Word is filtering down from highly-prominent FA sources this morning that Tottenham manager Harry Redknapp is a leading contender to replace incumbent Fabio Capello as England manager when the Italian’s contract expires in 2012 – news which is, at best, another one in the eye for the gods of karmic retribution and, at worst, a harbinger for the impending apocalypse.
According to the FA’s secretary general Alex Horne, Redknapp’s name is almost certain to be on the association’s ‘long list’ of potential successors to Capello as and when it is finally drawn up.
Horne is quoted by all and sundry today as saying:
“Harry Redknapp is a great manager. Tottenham are playing great football and to qualify well for the Champions League (knockout stage) from a position of being fourth favourites in the group is huge testimony to that.
I would expect Harry to make a long list (for the England job). It may not be a very long long list.”
Horne also went on to insist that the FA haven’t yet decided on a policy or any specific criteria with which to identify Capello’s replacement, and remained decidedly non-committal on the issue of whether or not his organisation were prepared to appoint another foreign coach.
“[Capello’s] there till 2012 which gives me 18, 19 months to prepare for that process. It is not a policy decision that [potential candidates] would have to be English. It is an absolute preference for certain individuals. It is not yet a board decision.

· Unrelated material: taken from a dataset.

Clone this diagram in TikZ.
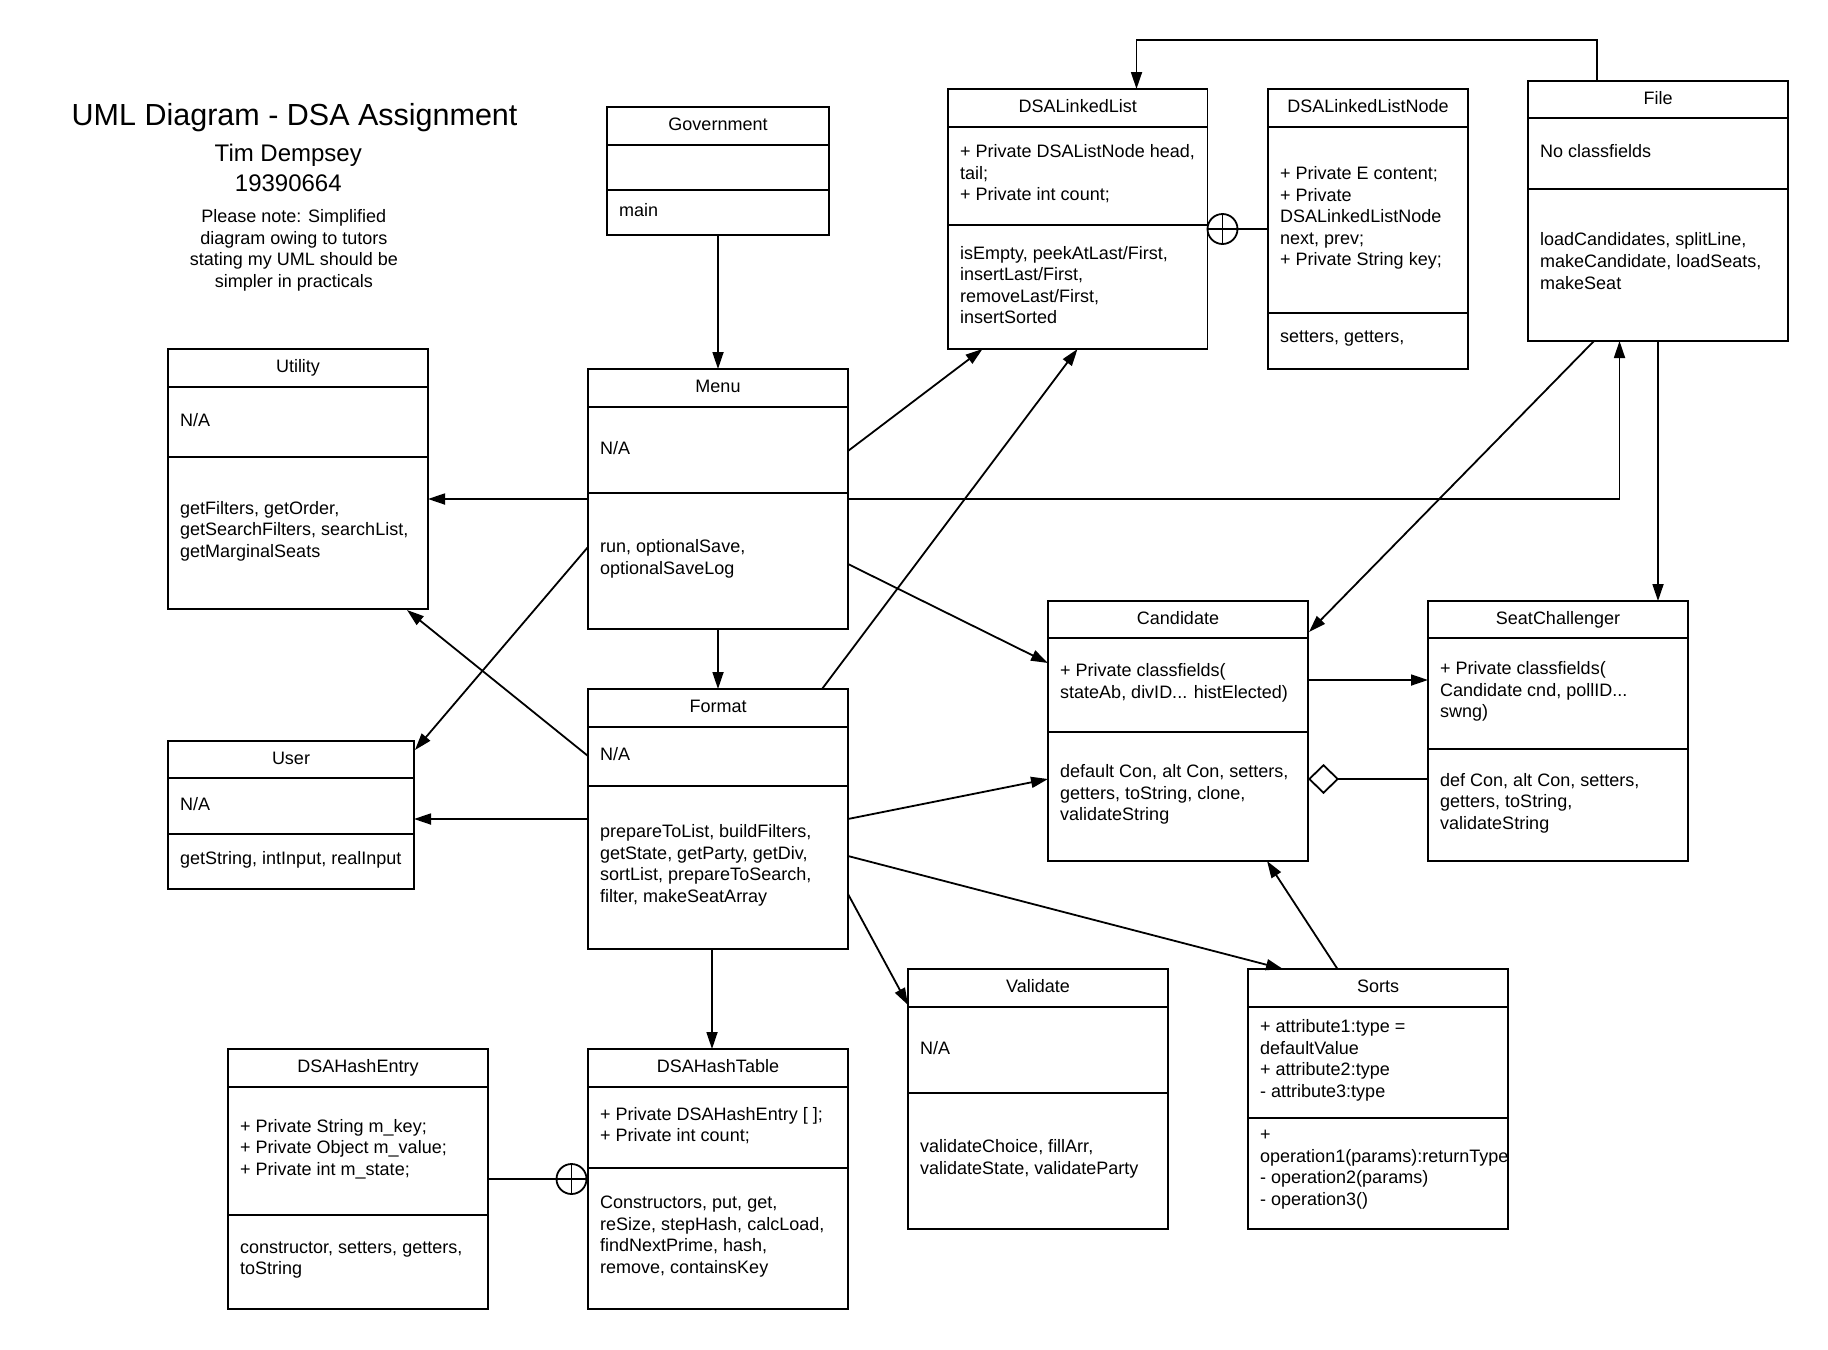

We thought about this long and hard when we got Fabio Capello. We got the right man for the job and that is what we will do again. It is not a policy decision that they will definitely be English.
I will be finalising the selection process criteria during the first few months of next year for internal discussion.”
For the record, there are known to be a good number of dissenting voices within the FA’s upper echelons, who are adamant that an Englishman should be sworn into the role in Capello’s wake. What that means for Redknapp’s chances of landing the job is entirely up to you to fathom.
Redknapp himself has systematically ‘flirted with’ and ‘laughed off’ speculation linking him with the England job for the past several years, speculation that has only been increased by his ongoing rejuvenation of Tottenham into a side capable of retina-searing majesty as well as tear-inducing ineptitude.
Tactically, Redknapp is a non-entity, instead relying on his considerable man-management and motivational skills to galvanise a squad – usually at the expense of any semblance of footballing discipline, a gung-ho approach that pays indubitable dividends just as efficiently as it exposes his lack of malleable nous.
That said, it is perfectly arguable that such convoluted tactical intricacies are a prominent factor in the England national side’s devolution – with players, already rendered cross-eyed by the overwrought marking-systems etc… forced upon them at club level, feeling further shackled by the dour positional doctrines being foisted on them by the current international set-up.
Maybe the emancipation afforded by a more instinctive, creative gestalt would serve to provide the fabled up-turn in footballing fortunes that the nation has now all-but collectively given up on witnessing during our respective lifetimes.
As is his want, I imagine the lure of capping a 27-year managerial career (which is currently somewhat unembellished by tangible success i.e. silverware) with a bout of high-profile international coaching would prove irresistible to Redknapp, as finally being entrusted with the England job would be a kind of ‘ultimate affirmation’ for a man who has consistent been put on the back-foot over his cavalier attitude to tactics/transfers/agents/scruples for the best part of three decades.